Здесь есть некоторая аналогия с альтернативой, к которой тщетно и мужественно пробивались люди Тридцатых годов. Уже тогда антифашистская ориентация, при последовательном развертывании ее как стержневой, выводила на уровень, превосходящий прежние классические противостояния. Сейчас мы имеем новую протоальтернативную ситуацию. Если брать огромный двухтысячелетний период существования людей, главной идеей которого было превращение мира в единое человечество, то я рискну высказать свое нелегкое убеждение: ресурсы этого движения исчерпаны — везде, в том числе у нас дома. Здесь сегодня идет глубинный процесс внутренних расслоений, еще не развитых, не продвинутых далеко, но не боящихся себя заявить вслух и таящих в себе и крайнюю опасность, и важное зерно новой, искомой, отечественной близости, которая, быть может, не будет никогда единством в прежнем смысле. Если весь земной шар я называю Миром миров, то нас, и особенно будущих нас, я вижу миром в Мире. Не в фигуральном смысле, а буквальном, хотя и совсем новом. Опознать собственные, всея России, различия, их родословную, их естество — первый шаг. Творить компромисс как близость — второй; едва ли не самый неисполнимый и самый непременный. Разнозначный спасению — и обретению той всесветной роли, о которой сказано нашими живыми мертвыми, будь то Герцен или Хомяков, Владимир Соловьев или Владимир Ульянов столько «истинных» и «неистинных», но кровных (и от нас неотторжимых) слов…

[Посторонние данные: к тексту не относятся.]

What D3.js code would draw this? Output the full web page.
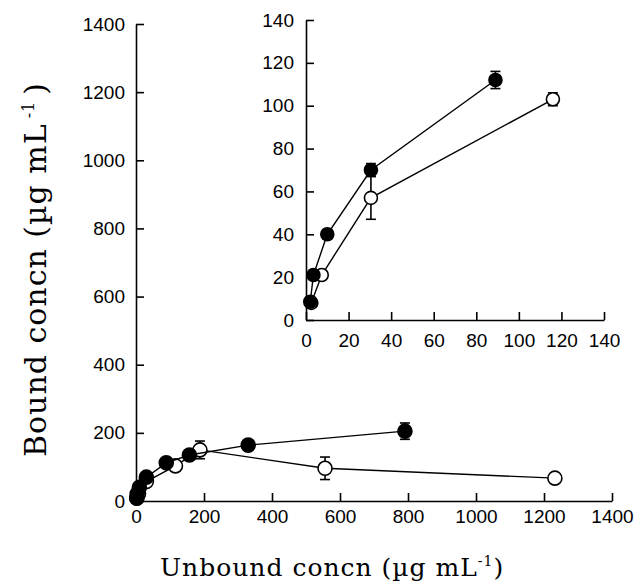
<!DOCTYPE html>
<html>
<head>
<meta charset="utf-8">
<script src="https://cdn.jsdelivr.net/npm/d3@7"></script>
<style>
  body { margin: 0; background: #fff; }
  svg { display: block; }
</style>
</head>
<body>
<div id="chart"></div>
<script>
// filled circles
const filledUnbound = [2, 3.5, 10, 30.5, 89, 157, 330, 791];
const filledBound = [8.5, 21, 40, 70, 112, 135, 164, 205];
const filledErr = [1, 1, 2, 3, 4, 5, 5, 24];
// open circles
const openUnbound = [2.5, 7.4, 30.5, 116, 188, 556, 1232];
const openBound = [8, 21, 57, 103, 150, 96, 67];
const openErr = [1, 1, 10, 3, 26, 33, 3];

const mainTicks = [0, 200, 400, 600, 800, 1000, 1200, 1400];
const insetTicks = [0, 20, 40, 60, 80, 100, 120, 140];

document.addEventListener("DOMContentLoaded", function () {

    let width = 639, height = 588;

    let svg = d3.select("#chart")
        .append("svg")
        .attr("width", width)
        .attr("height", height);

    function zip(xs, ys, es) {
        return xs.map((x, i) => ({ x: x, y: ys[i], e: es[i] }));
    }
    let filled = zip(filledUnbound, filledBound, filledErr);
    let open = zip(openUnbound, openBound, openErr);

    function drawPanel(opts) {
        let x = d3.scaleLinear().domain(opts.domain).range(opts.xRange);
        let y = d3.scaleLinear().domain(opts.domain).range(opts.yRange);
        let g = svg.append("g");

        let xAxis = g.append("g")
            .attr("transform", "translate(0," + opts.yRange[0] + ")")
            .call(d3.axisBottom(x).tickValues(opts.ticks).tickFormat(d3.format("d"))
                .tickSizeInner(-8).tickSizeOuter(0).tickPadding(opts.xPad));
        let yAxis = g.append("g")
            .attr("transform", "translate(" + opts.xRange[0] + ",0)")
            .call(d3.axisLeft(y).tickValues(opts.ticks).tickFormat(d3.format("d"))
                .tickSizeInner(-8).tickSizeOuter(0).tickPadding(opts.yPad));

        [xAxis, yAxis].forEach(function (a) {
            a.selectAll("path, line").attr("stroke", "#000").attr("stroke-width", 1.6);
            a.selectAll("text")
                .attr("fill", "#000")
                .style("font-family", "'Liberation Sans', Arial, sans-serif")
                .style("font-size", "19px");
        });

        let line = d3.line().x(d => x(d.x)).y(d => y(d.y));

        [open, filled].forEach(function (series, k) {
            let pts = series.filter(d => d.x <= opts.domain[1]);
            g.append("path")
                .datum(pts)
                .attr("d", line)
                .attr("fill", "none")
                .attr("stroke", "#000")
                .attr("stroke-width", 1.4);

            let eb = g.selectAll(null).data(pts.filter(d => d.e > 0)).enter().append("g");
            eb.append("line")
                .attr("x1", d => x(d.x)).attr("x2", d => x(d.x))
                .attr("y1", d => y(d.y - d.e)).attr("y2", d => y(d.y + d.e));
            eb.append("line")
                .attr("x1", d => x(d.x) - 5).attr("x2", d => x(d.x) + 5)
                .attr("y1", d => y(d.y - d.e)).attr("y2", d => y(d.y - d.e));
            eb.append("line")
                .attr("x1", d => x(d.x) - 5).attr("x2", d => x(d.x) + 5)
                .attr("y1", d => y(d.y + d.e)).attr("y2", d => y(d.y + d.e));
            eb.selectAll("line").attr("stroke", "#000").attr("stroke-width", 1.6);

            g.selectAll(null).data(pts).enter().append("circle")
                .attr("cx", d => x(d.x))
                .attr("cy", d => y(d.y))
                .attr("r", opts.r)
                .attr("fill", k === 0 ? "#fff" : "#000")
                .attr("stroke", "#000")
                .attr("stroke-width", 1.6);
        });
    }

    // main plot
    drawPanel({
        domain: [0, 1400], xRange: [136, 612], yRange: [501, 24],
        ticks: mainTicks, xPad: 9, yPad: 11, r: 7
    });

    // inset
    drawPanel({
        domain: [0, 140], xRange: [306, 604], yRange: [320, 20],
        ticks: insetTicks, xPad: 14, yPad: 12, r: 6.5
    });

    // axis titles
    let serif = "'DejaVu Serif', 'Liberation Serif', serif";
    let xt = svg.append("text")
        .attr("x", 160).attr("y", 576)
        .style("font-family", serif).style("font-size", "25px")
        .style("letter-spacing", "1px")
        .attr("fill", "#000");
    xt.append("tspan").text("Unbound concn (µg mL");
    xt.append("tspan").attr("dy", -10).style("font-size", "14px").text("-1");
    xt.append("tspan").attr("dy", 10).text(")");

    let yt = svg.append("text")
        .attr("transform", "translate(46,457) rotate(-90)")
        .style("font-family", serif).style("font-size", "30px")
        .style("letter-spacing", "1px")
        .attr("fill", "#000");
    yt.append("tspan").text("Bound concn (µg mL");
    yt.append("tspan").attr("dy", -12).attr("dx", 5).style("font-size", "16px").text("-1");
    yt.append("tspan").attr("dy", 12).attr("dx", 6).text(")");
});
</script>
</body>
</html>
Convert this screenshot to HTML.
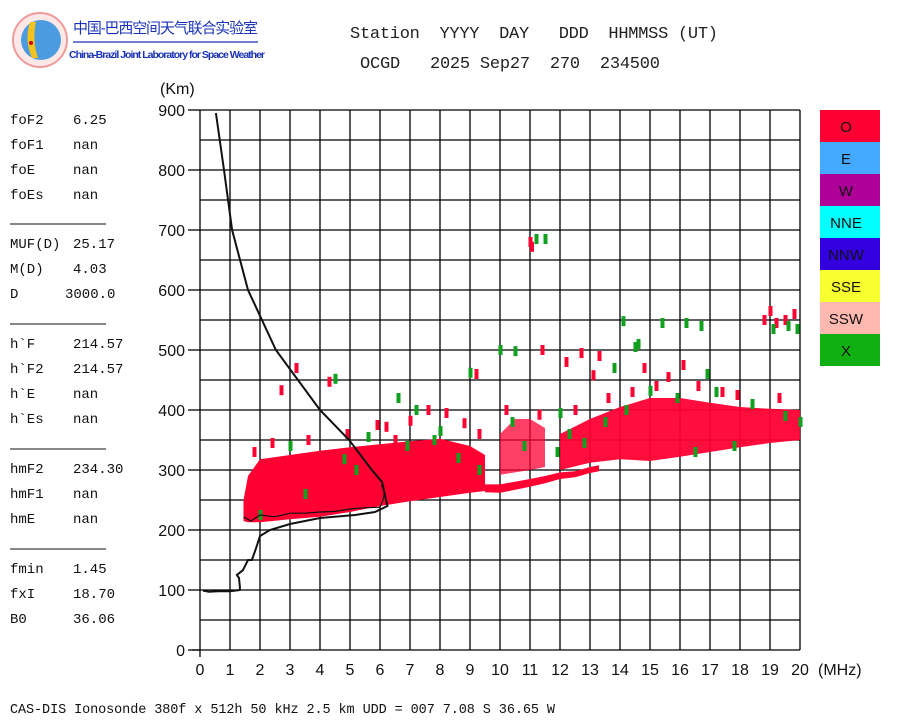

Мне кажется, если процесс нашей перестройки обретет свой предмет, который он только нащупывает в эти дни, он окажется где–то в главном русле общепланетарной перестройки в Мир человеческих миров. Тогда и самый термин «перестройка» приобретет тот истинный смысл, который в нем заложен: создание другой жизни в условиях, запрещающих и исключающих катастрофу этой. Это слишком ново, слишком непривычно для нас. Это еще в подтексте, который должен стать текстом для нас.